:: Problem requirements ::
Output the data exactly, with every line intact.
-------- Source excerpt
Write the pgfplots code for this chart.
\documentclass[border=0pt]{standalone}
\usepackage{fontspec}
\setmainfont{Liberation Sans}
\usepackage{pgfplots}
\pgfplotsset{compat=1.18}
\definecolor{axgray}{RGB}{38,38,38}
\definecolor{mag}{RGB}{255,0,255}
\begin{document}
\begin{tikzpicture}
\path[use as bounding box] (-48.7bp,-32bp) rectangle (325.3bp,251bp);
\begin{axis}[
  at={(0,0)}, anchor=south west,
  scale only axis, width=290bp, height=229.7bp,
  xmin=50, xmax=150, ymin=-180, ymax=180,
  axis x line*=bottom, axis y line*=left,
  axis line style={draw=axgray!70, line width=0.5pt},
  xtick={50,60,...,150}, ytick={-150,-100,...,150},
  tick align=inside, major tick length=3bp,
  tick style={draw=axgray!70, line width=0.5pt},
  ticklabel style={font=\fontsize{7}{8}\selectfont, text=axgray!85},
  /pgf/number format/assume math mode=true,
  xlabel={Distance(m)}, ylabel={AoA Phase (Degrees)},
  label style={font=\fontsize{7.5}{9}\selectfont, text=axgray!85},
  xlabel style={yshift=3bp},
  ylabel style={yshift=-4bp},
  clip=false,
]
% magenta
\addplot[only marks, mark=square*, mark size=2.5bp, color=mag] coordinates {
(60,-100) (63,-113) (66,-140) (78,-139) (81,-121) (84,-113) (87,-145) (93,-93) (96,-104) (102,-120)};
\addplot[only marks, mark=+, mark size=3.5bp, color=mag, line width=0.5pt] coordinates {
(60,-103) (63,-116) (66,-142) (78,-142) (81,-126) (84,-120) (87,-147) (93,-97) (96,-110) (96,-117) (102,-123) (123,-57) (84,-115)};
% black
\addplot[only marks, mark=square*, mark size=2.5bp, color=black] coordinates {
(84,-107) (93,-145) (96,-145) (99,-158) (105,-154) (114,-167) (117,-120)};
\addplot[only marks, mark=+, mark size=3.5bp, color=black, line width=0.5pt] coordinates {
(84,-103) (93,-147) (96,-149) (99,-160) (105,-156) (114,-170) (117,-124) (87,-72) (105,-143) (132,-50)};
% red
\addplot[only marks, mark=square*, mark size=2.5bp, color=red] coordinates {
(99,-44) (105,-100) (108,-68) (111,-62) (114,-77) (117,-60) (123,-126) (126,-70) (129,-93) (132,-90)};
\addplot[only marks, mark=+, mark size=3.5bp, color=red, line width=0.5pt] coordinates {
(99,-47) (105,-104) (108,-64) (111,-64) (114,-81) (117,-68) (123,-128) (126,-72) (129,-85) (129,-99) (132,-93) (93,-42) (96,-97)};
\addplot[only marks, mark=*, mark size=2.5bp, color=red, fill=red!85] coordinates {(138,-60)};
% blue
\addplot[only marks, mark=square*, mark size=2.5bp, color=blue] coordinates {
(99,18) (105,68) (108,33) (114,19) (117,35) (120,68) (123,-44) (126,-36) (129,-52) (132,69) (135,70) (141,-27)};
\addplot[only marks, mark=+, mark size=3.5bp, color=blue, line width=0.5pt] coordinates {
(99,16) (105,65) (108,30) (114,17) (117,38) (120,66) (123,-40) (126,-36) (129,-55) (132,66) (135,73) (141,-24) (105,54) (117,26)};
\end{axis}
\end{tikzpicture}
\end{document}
----------------
:: Complete response ::
Write the pgfplots code for this chart.
\documentclass[border=0pt]{standalone}
\usepackage{fontspec}
\setmainfont{Liberation Sans}
\usepackage{pgfplots}
\pgfplotsset{compat=1.18}
\definecolor{axgray}{RGB}{38,38,38}
\definecolor{mag}{RGB}{255,0,255}
\begin{document}
\begin{tikzpicture}
\path[use as bounding box] (-48.7bp,-32bp) rectangle (325.3bp,251bp);
\begin{axis}[
  at={(0,0)}, anchor=south west,
  scale only axis, width=290bp, height=229.7bp,
  xmin=50, xmax=150, ymin=-180, ymax=180,
  axis x line*=bottom, axis y line*=left,
  axis line style={draw=axgray!70, line width=0.5pt},
  xtick={50,60,...,150}, ytick={-150,-100,...,150},
  tick align=inside, major tick length=3bp,
  tick style={draw=axgray!70, line width=0.5pt},
  ticklabel style={font=\fontsize{7}{8}\selectfont, text=axgray!85},
  /pgf/number format/assume math mode=true,
  xlabel={Distance(m)}, ylabel={AoA Phase (Degrees)},
  label style={font=\fontsize{7.5}{9}\selectfont, text=axgray!85},
  xlabel style={yshift=3bp},
  ylabel style={yshift=-4bp},
  clip=false,
]
% magenta
\addplot[only marks, mark=square*, mark size=2.5bp, color=mag] coordinates {
(60,-100) (63,-113) (66,-140) (78,-139) (81,-121) (84,-113) (87,-145) (93,-93) (96,-104) (102,-120)};
\addplot[only marks, mark=+, mark size=3.5bp, color=mag, line width=0.5pt] coordinates {
(60,-103) (63,-116) (66,-142) (78,-142) (81,-126) (84,-120) (87,-147) (93,-97) (96,-110) (96,-117) (102,-123) (123,-57) (84,-115)};
% black
\addplot[only marks, mark=square*, mark size=2.5bp, color=black] coordinates {
(84,-107) (93,-145) (96,-145) (99,-158) (105,-154) (114,-167) (117,-120)};
\addplot[only marks, mark=+, mark size=3.5bp, color=black, line width=0.5pt] coordinates {
(84,-103) (93,-147) (96,-149) (99,-160) (105,-156) (114,-170) (117,-124) (87,-72) (105,-143) (132,-50)};
% red
\addplot[only marks, mark=square*, mark size=2.5bp, color=red] coordinates {
(99,-44) (105,-100) (108,-68) (111,-62) (114,-77) (117,-60) (123,-126) (126,-70) (129,-93) (132,-90)};
\addplot[only marks, mark=+, mark size=3.5bp, color=red, line width=0.5pt] coordinates {
(99,-47) (105,-104) (108,-64) (111,-64) (114,-81) (117,-68) (123,-128) (126,-72) (129,-85) (129,-99) (132,-93) (93,-42) (96,-97)};
\addplot[only marks, mark=*, mark size=2.5bp, color=red, fill=red!85] coordinates {(138,-60)};
% blue
\addplot[only marks, mark=square*, mark size=2.5bp, color=blue] coordinates {
(99,18) (105,68) (108,33) (114,19) (117,35) (120,68) (123,-44) (126,-36) (129,-52) (132,69) (135,70) (141,-27)};
\addplot[only marks, mark=+, mark size=3.5bp, color=blue, line width=0.5pt] coordinates {
(99,16) (105,65) (108,30) (114,17) (117,38) (120,66) (123,-40) (126,-36) (129,-55) (132,66) (135,73) (141,-24) (105,54) (117,26)};
\end{axis}
\end{tikzpicture}
\end{document}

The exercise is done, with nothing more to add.